October 19, 1999
Routine surveillance, then a night of horror
Detective recalls trying to save partner after fatal stabbingRosie DiManno
The Toronto Star
The policeman looks not at all as he does in the formal uniformed head shot that has been published in newspapers and shown on television since he was slain the night of Aug. 4, 1998.
As captured on this bit of video, Hancox is the perfect undercover officer - nobody would make him for a cop. The hair is long and shaggy, he's wearing faded jeans and a golf shirt. Protruding from just under the edge of the shirt is the belly pouch in which Hancox kept his firearm.
There's also a bounce in his step, a palpable feeling of amiability, as he walks out of the frame - gone to fetch a soft drink - then reappears to bend over the chocolate bar rack, undoubtedly trying to decide, as his partner Steve Pattison mentioned fondly yesterday, whether to go for the Snickers or the Oh Henry. It was always one or the other.
Hancox picked the Snickers. The chocolate bar was found on the blood-stained seat of his blue Plymouth Voyager. A pool of blood was already staining the pavement when Pattison arrived on the dreadful scene that evening.
Only minutes had passed since the happy-go-lucky Hancox had been caught on the Becker's security tape.
Now he lay dying in a Scarborough plaza parking lot, his airways so clogged with blood that Pattison was unable to apply mouth-to-mouth - the blood of his friend and partner kept being expectorated into Pattison's face. Furiously, he attempted chest compressions instead, only vaguely aware that the other member of that night's surveillance assignment, Detective Geoff Hesse, had arrived also, was standing just behind him, gasping: ``Omigod!''
A sense of the anxiety of those moments was also imparted to the courtroom yesterday, where Elaine Rose Cece and Mary Barbara Taylor stand accused of second-degree murder: the playing, for the jury, of the Officer Down! call for help that Pattison made seconds after halting his own jeep parallel to Hancox's vehicle.
Pattison, panting, switches from one radio band to another, his words racing together while the professionally calm dispatcher tries to extract location details.
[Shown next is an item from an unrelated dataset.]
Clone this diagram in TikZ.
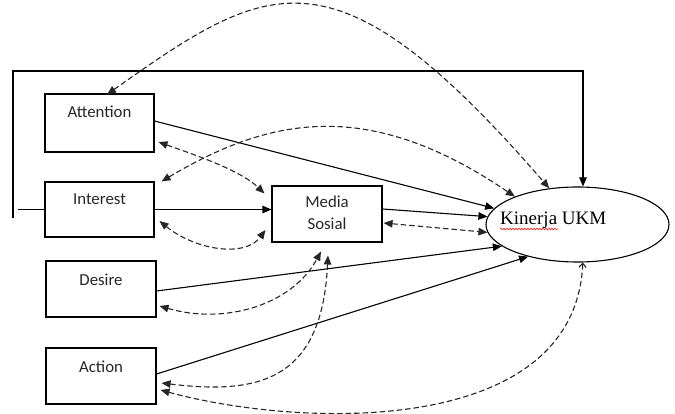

It's a haunting, frantic dialogue, and those listening to the tape - including the victim's widow, Kim, and his mother - could visualize the scene, see Hancox stretched on the ground, his head propped against a rear wheel, his pulse growing more feeble as Pattison struggled to keep him breathing.
``He's leaning back, there's blood on his chin, his neck, the front of his shirt,'' Pattison told the court. ``His eyes were closed. I reached down and felt for a pulse . . . it was weakening . . . I kept telling Bill to hang on . . . (the pulse) weakened to the point of stopping.''
The last Pattison had heard from Hancox, the last identifiable communication, was the officer giving his colleagues a heads-up about his immediate movements. The three had been on a stake-out all night, in their individual vehicles, and it looked now like the object of their attention had gone out for the evening. Pattison was actually preparing to call off the stakeout, as he returned to the area from a short clandestine pursuit of the car they'd been watching.
Hancox came on the radio: ``I'm just out at Becker's for a pop.''
A few minutes later, Hancox informs his colleagues he's back on, meaning back in position, back in radio contact.
But what Pattison hears later is a sound he can't identify: ``I heard a lot of static noise, didn't know what it was at first. It went on for a few seconds . . . then I heard the sound of a throat clearing, then this silence. . . .''
It was at that moment, Crown Attorney John McMahon told the court in his opening statement last week, that Cece had plunged a 12-inch knife, stolen hours earlier, into Hancox's chest, slicing smoothly through the lung and just touching his heart. Hancox, McMahon said, had pulled the knife out himself and lurched out of the vehicle.
What Pattison saw: A bottle of pop in the cup holder, a paper napkin on the floor of the vehicle, the chocolate bar on the seat, the driver's window rolled down about eight inches, and the radio mike hanging over the edge of the seat.
McMahon alleges the women had tried to lure Hancox from the vehicle, that the plainclothes officer had turned down an invitation to go for a stroll with the ladies, said he was happily married with a second child on the way.
If he had been true to his nature, Hancox would have been polite in this brief conversation; more kindly than anxious to get rid of the interlopers before they had a chance to see his radio, perhaps suspect that he was a cop.
Pattison admits he would have been less well-mannered, more brusque in such a situation. The partners were different, that way. ``I'm a little more abrasive than Bill,'' Pattison said. ``He would have talked to anybody. He would have been polite and not as ignorant as I would have been.''
Courtesy may have gotten Bill Hancox killed.